My turtle tries to sneak into my neighbor's house

mk turtle

New member
Sep 28, 2018
I have this slider turtle who loves climbing. Sometimes, we let her walk unsupervised around the garage. Then, when my neighbors open the door of their house, she is there somehow. I set a camera to record all her path towards the house next door.

My mom installed a mesh, so she can't get through the bar fence anymore, but still it's very funny to watch.



New member
Oct 29, 2018
I have a RES that enjoys climbing stuff when he gets free roam time outside of the tank. My female Midland Painted is more of a social butterlfy... While Scooter the RES does his exploring and climbing, Tina the Painted Turtle follows people around begging for attention. She likes to have her chin and front legs rubbed, when she's given free roam in the living room she will climb my or my wife's leg to watch TV if we have a cartoon on. I'm convinced turtles see in color & it's the bright colors of cartoons that draws her attention. Regardless of that, I can personally attest to a turtles attention span endurance is well over one hour. Tina was a wild capture hatchling, she's been my baby since 2007.

I recently adopted a new baby... A hatchling common snapping turtle. I had my doubts about placing it in the tank with Tina and Scooter, however there has been no issues. Tina, the female Painted and Scooter the male RES are great tank companions. They court each other regularly (Tina's eggs are always infertile as they are genetically incompatible) and seem to play games with each other with tank accessories and their ping-pong ball. I've seen them on more than one occasion work together to catch a live meal dropped into their tank (which is why I was nervous putting a dinner sized baby in their tank).

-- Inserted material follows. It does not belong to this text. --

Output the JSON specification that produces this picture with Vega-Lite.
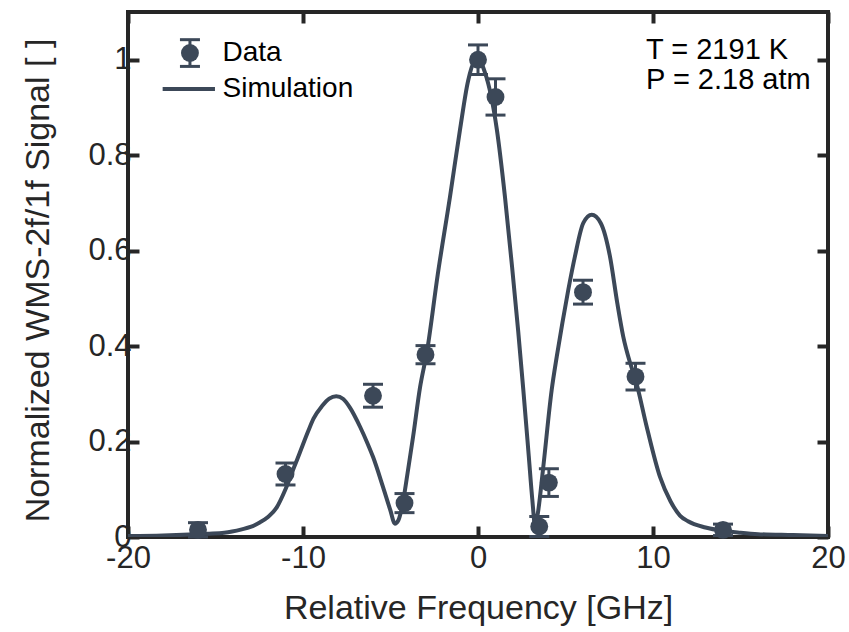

Tina, the finger friendly female Painted was superficially curious about the newcomer for the first few days but became disinterested. She's shown no aggression only indifference. Scooter the "Don't Touch Me" male RES quickly become a surrogate Big Brother to the baby snapping turtle. Crunch (what my wife & I named the (sex unknown) baby snapper) shadows Scooter around the tank when he's not literally riding on the back of Scooters shell... they sit on the basking island together quite often, and lately Scooter has been swimming up to my wife and I when we pick lil' Crunch up out of their tank, watching what we are doing... A completely new behavior for him as Scooter normally stays at the other side of the tank when we are around.

I have yet to form an opinion about this new turtle... I've come across full grown snappers in the wild & have tremendous respect for their strength and survival instinct. Lil' Crunch has seemed to have lost it's fear of people already, it doesn't flinch or try to flee when being picked up (we don't make sudden movements around them). Lil' Crunch also seems to enjoy it's shell cleaning: a slow, gentle brushing with a toothbrush over its carapice causes it to stretch out its legs, tail and head while closing it's eyes.... Same behavior as Tina "the lap dog" turtle.

How all this applies to your slider???

Turtles have more intelligence than generally given credit for. They have excellent memories & are more sociable than what is commonly accepted in the scientific community. As reptiles and aquatic creatures, they have specific responsibilities more demanding that of a dog, cat , fish, or hamster... yet at the same time the reward of keeping a pet which can live through three human generations (if proper care is provided) is more than worth the sacrifice!